UE-Mercosur : la boulette brésilienne, la concorde nationale et le Big Mac trumpien

[Edito] Sur fond de concorde politique et syndicale anti-Mercosur, le PDG de Carrefour a dû ravaler une boulette pour s’éviter un boycott au Brésil, son 2ème marché après la France. En attendant le come-back d’un grand carnivore.

La « grande qualité », la « saveur », le « respect des normes » : nous ne sommes pas à la table des jurés du Concours général agricole qui, dans quelques mois saliveront sur un aloyau de Limousine, race égérie du prochain Salon de l’agriculture. Ces louanges, ce sont celles formulées cette semaine par Carrefour à l’encontre de la viande bovine brésilienne. Gare à la dysphagie. Quelques jours plus tôt, le distributeur s’était pourtant engagé à « ne commercialiser aucune viande en provenance du Mercosur ». Motif : le « risque de débordement sur le marché français d'une production de viande ne respectant pas ses exigences et ses normes ».

Un bon point pour la RSE, moins pour l’actionnariat

La sortie du PDG de Carrefour a eu pour effet de déclencher la menace d’un boycott dans les magasins brésiliens de l’enseigne, qui génèrent le quart (23%) de son chiffre d’affaires. La boulette. D’où la régurgitation du distributeur, qui se fait le grand chevalier blanc de la viande rouge tricolore (que personnellement j’apprécie bleue), en revendiquant 96% d’origine France, invitant au passage la restauration à domicile à se joindre à son « engagement », ça ne mange pas de pain (français). Une viande tricolore sans arrière-goût d’anabolisants mais peut-être pas sans celle de tranquillisants, de ceux que les éleveurs peuvent être enclins à avaler, rudoyés qu’ils sont par l’oligopole de la grande distribution, confinant à la spoliation des producteurs, sur fond d’avachie de pouvoirs publics peu prompts à faire appliquer ses propres lois.
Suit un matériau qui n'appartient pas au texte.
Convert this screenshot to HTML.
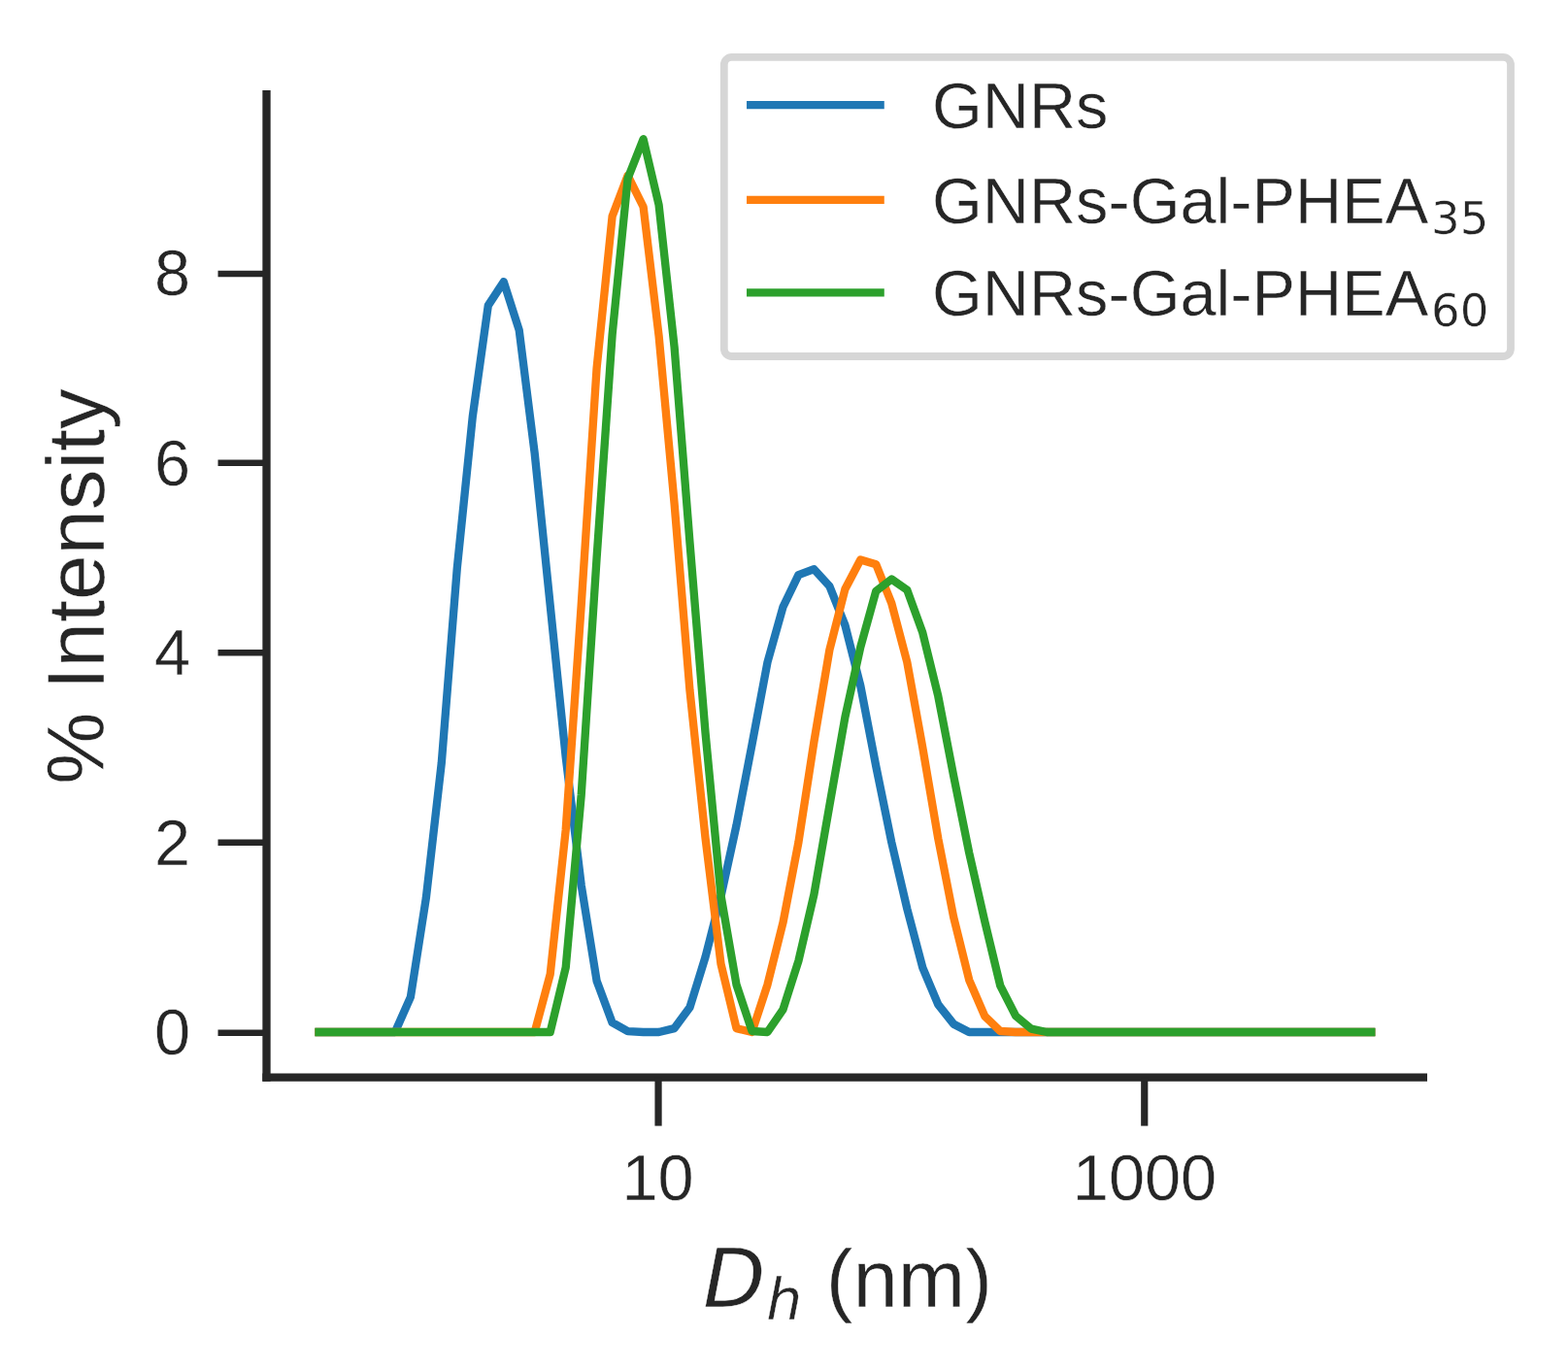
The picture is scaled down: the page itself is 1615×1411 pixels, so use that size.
<!DOCTYPE html>
<html lang="en">
<head>
<meta charset="utf-8">
<title>DLS intensity distribution</title>
<style>
html,body{margin:0;padding:0;background:#fff;}
body{width:1615px;height:1411px;overflow:hidden;}
svg{display:block;filter:blur(0.6px);}
</style>
</head>
<body>
<svg width="1615" height="1411" viewBox="0 0 1615 1411">
<rect width="1615" height="1411" fill="#fff"/>
<path d="M324.4 1063.0 L406.9 1063.0 L422.9 1026.9 L438.8 925.2 L454.8 785.5 L470.8 585.2 L486.8 428.9 L502.8 314.6 L518.8 290.2 L534.7 340.0 L550.7 467.0 L566.7 623.3 L582.7 779.7 L598.7 911.6 L614.6 1010.2 L630.6 1053.2 L646.6 1062.2 L662.6 1063.0 L678.6 1063.0 L694.6 1059.1 L710.5 1037.6 L726.5 985.8 L742.5 923.3 L758.5 850.0 L774.5 767.0 L790.5 682.0 L806.4 625.3 L822.4 592.1 L838.4 586.2 L854.4 603.8 L870.4 643.9 L886.3 706.4 L902.3 789.4 L918.3 867.6 L934.3 936.0 L950.3 996.6 L966.3 1034.7 L982.2 1054.7 L998.2 1063.0 L1416.4 1063.0" fill="none" stroke="#1f77b4" stroke-width="8.33" stroke-linejoin="round" stroke-linecap="butt"/>
<path d="M324.4 1063.0 L550.7 1063.0 L566.7 1003.4 L582.7 854.9 L598.7 623.3 L614.6 379.1 L630.6 222.8 L646.6 180.8 L662.6 213.0 L678.6 345.9 L694.6 518.8 L710.5 711.3 L726.5 862.7 L742.5 992.7 L758.5 1059.1 L774.5 1063.0 L790.5 1014.1 L806.4 950.6 L822.4 867.6 L838.4 764.0 L854.4 669.3 L870.4 606.7 L886.3 576.5 L902.3 581.3 L918.3 621.4 L934.3 682.0 L950.3 769.9 L966.3 863.7 L982.2 944.8 L998.2 1009.3 L1014.2 1046.4 L1030.2 1062.0 L1046.2 1063.0 L1416.4 1063.0" fill="none" stroke="#ff7f0e" stroke-width="8.33" stroke-linejoin="round" stroke-linecap="butt"/>
<path d="M324.4 1063.0 L566.7 1063.0 L582.7 996.6 L598.7 818.8 L614.6 574.5 L630.6 344.9 L646.6 183.7 L662.6 143.2 L678.6 211.1 L694.6 357.6 L710.5 558.9 L726.5 754.3 L742.5 922.3 L758.5 1014.1 L774.5 1062.0 L790.5 1063.0 L806.4 1039.9 L822.4 989.7 L838.4 921.3 L854.4 829.5 L870.4 738.6 L886.3 666.3 L902.3 608.7 L918.3 596.5 L934.3 607.7 L950.3 651.7 L966.3 717.1 L982.2 799.2 L998.2 878.3 L1014.2 948.7 L1030.2 1015.1 L1046.2 1046.4 L1062.2 1059.6 L1078.1 1063.0 L1416.4 1063.0" fill="none" stroke="#2ca02c" stroke-width="8.33" stroke-linejoin="round" stroke-linecap="butt"/>
<g stroke="#262626" fill="none" stroke-linecap="butt">
<path d="M274.5 93 V1113.75" stroke-width="8.3"/>
<path d="M270.35 1109.6 H1470" stroke-width="8.3"/>
<path d="M274.5 1063.7 H224.5" stroke-width="6.5"/>
<path d="M274.5 867.7 H224.5" stroke-width="6.5"/>
<path d="M274.5 672.2 H224.5" stroke-width="6.5"/>
<path d="M274.5 476.8 H224.5" stroke-width="6.5"/>
<path d="M274.5 282.0 H224.5" stroke-width="6.5"/>
<path d="M678.05 1109.6 V1159.6" stroke-width="7.2"/>
<path d="M1178.75 1109.6 V1159.6" stroke-width="7.2"/>
</g>
<g font-family="'Liberation Sans', sans-serif" font-size="66.67" fill="#262626" stroke="#fff" stroke-width="0.4">
<text x="196" y="1086.0" text-anchor="end">0</text>
<text x="196" y="890.6" text-anchor="end">2</text>
<text x="196" y="695.2" text-anchor="end">4</text>
<text x="196" y="499.8" text-anchor="end">6</text>
<text x="196" y="304.4" text-anchor="end">8</text>
<text x="677.5" y="1235.5" text-anchor="middle">10</text>
<text x="1179.0" y="1235.5" text-anchor="middle">1000</text>
</g>
<text transform="translate(106.5 604) rotate(-90)" text-anchor="middle" font-family="'Liberation Sans', sans-serif" font-size="83.33" fill="#262626" stroke="#fff" stroke-width="0.4">% Intensity</text>
<text x="724.3" y="1345.5" font-family="'Liberation Sans', sans-serif" font-size="83.33" fill="#262626" stroke="#fff" stroke-width="0.4"><tspan font-family="'DejaVu Sans', sans-serif" font-style="oblique">D</tspan><tspan font-family="'DejaVu Sans', sans-serif" font-style="oblique" font-size="58.33" dx="0.7" dy="13">h</tspan><tspan dy="-13" dx="1.35"> (nm)</tspan></text>
<rect x="745.8" y="58.8" width="810.2" height="308.2" rx="8" ry="8" fill="#fff" fill-opacity="0.8" stroke="#cccccc" stroke-opacity="0.8" stroke-width="7.8"/>
<path d="M773.2 108.1 H906.6" stroke="#1f77b4" stroke-width="8.33" stroke-linecap="square" fill="none"/>
<text x="960" y="132" font-family="'Liberation Sans', sans-serif" font-size="66.67" fill="#262626" stroke="#fff" stroke-width="0.4">GNRs</text>
<path d="M773.2 205.9 H906.6" stroke="#ff7f0e" stroke-width="8.33" stroke-linecap="square" fill="none"/>
<text x="960" y="229.7" font-family="'Liberation Sans', sans-serif" font-size="66.67" fill="#262626" stroke="#fff" stroke-width="0.4">GNRs-Gal-PHEA<tspan font-family="'DejaVu Sans', sans-serif" font-size="46.67" dx="3" dy="10.8">35</tspan></text>
<path d="M773.2 301.4 H906.6" stroke="#2ca02c" stroke-width="8.33" stroke-linecap="square" fill="none"/>
<text x="960" y="325.2" font-family="'Liberation Sans', sans-serif" font-size="66.67" fill="#262626" stroke="#fff" stroke-width="0.4">GNRs-Gal-PHEA<tspan font-family="'DejaVu Sans', sans-serif" font-size="46.67" dx="3" dy="10.8">60</tspan></text>
</svg>
</body>
</html>
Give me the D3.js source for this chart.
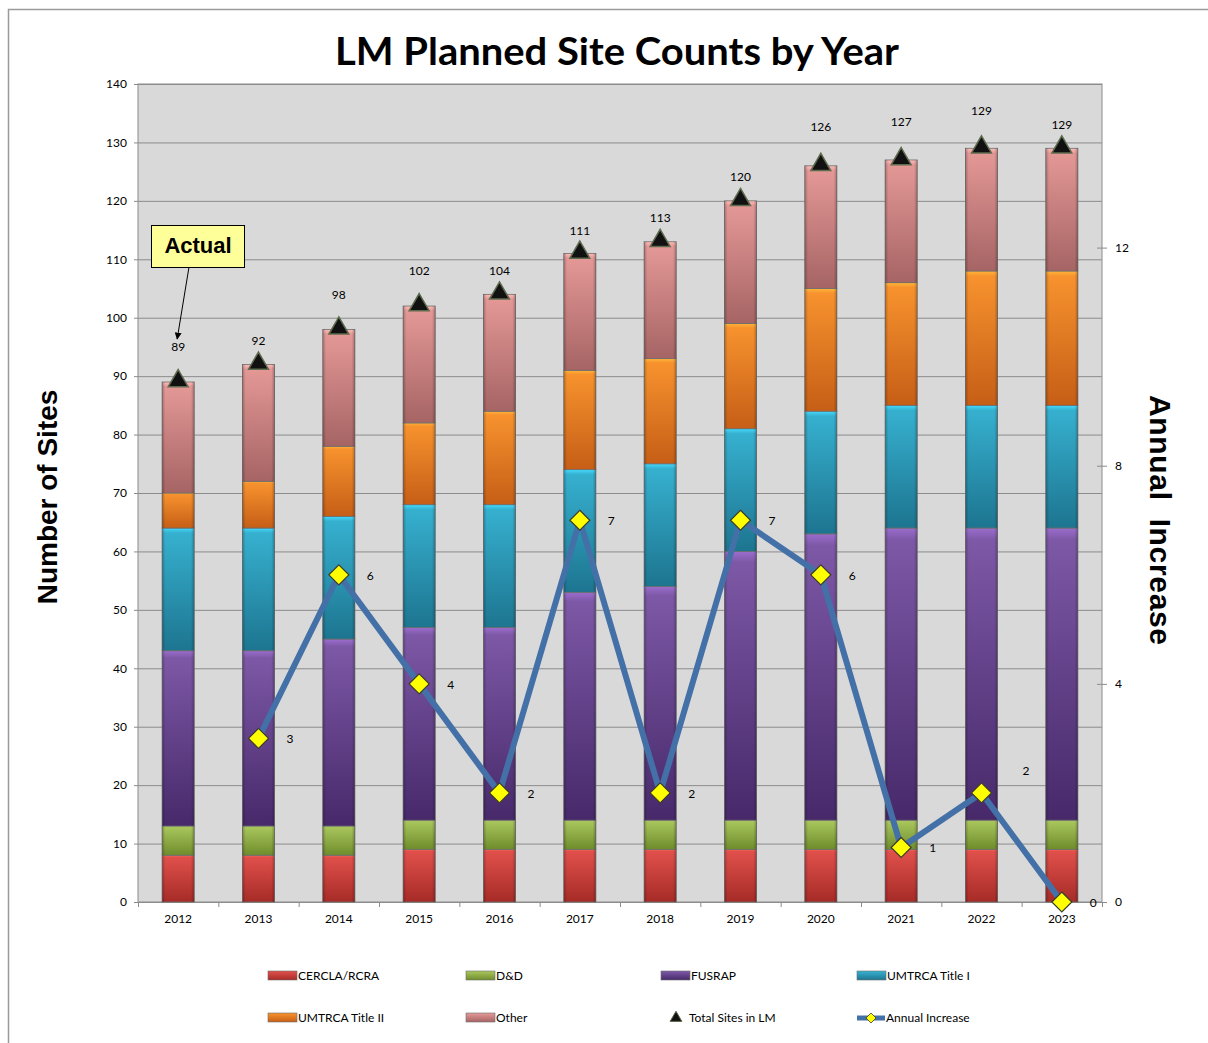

Concorde politique et syndicale

C’est en tout cas ce qu’ont dénoncé les sénateurs il y a quelques jours dans un rapport du groupe de suivi des lois Egalim. Sur le front du Mercosur, les mêmes sénateurs ont cette semaine donné quitus au gouvernement pour s’opposer au projet d’accord de libre-échange « en l’Etat », emboitant le pas aux députés. Un rare moment de concorde nationale en ces temps politiquement si incertains, auquel s’ajoute un encore plus rare consensus syndical, qu’il faudrait néanmoins nuancer entre une Confédération paysanne consubstantiellement pourfendeuse de tels accords mais qui se fait doubler par sa droite par les JA, la FNSEA et la CR, lesquels ne s’interdisent pas de « commercer » moyennant des clauses miroirs et des clauses de sauvegarde. Dans ce débat qui pourrait se clore très prochainement, avec la réunion du Mercosur à Montevideo (Uruguay), une voix dissonante et non des moindres s’est invitée, en la personne d’un ancien directeur de l’OMC, le Français Pascal Lamy, qualifiant le projet d’accord de libre-échange entre l'UE et des pays du Mercosur de « correct pour l'agriculture française ». Gare à la dysphagie (bis).

En attendant Trump

L’OMC justement, cette organisation moribonde à laquelle le prochain locataire de la Maison blanche pourrait porter l’estocade, sur fond de guerres commerciales à tout-va. Le président américain élu a qualifié récemment le droit de douane de « plus beau mot du dictionnaire », faisant peser la menace d’une taxe de 10 à 20% sur les produits européens entrant aux États-Unis. Pendant sa campagne électorale, le carnivore Donald Trump s’était mû en équipier d’une célèbre enseigne de fast-food, distribuant des frites et confectionnant des burgers, des burgers bleu-blanc-rouge cela va sans dire comme les couleurs de la bannière étasunienne, nantie de 50 petites étoiles blanches. Pas des Michelin. De celles qui pourraient bien sonner le monde entier à compter du 20 janvier.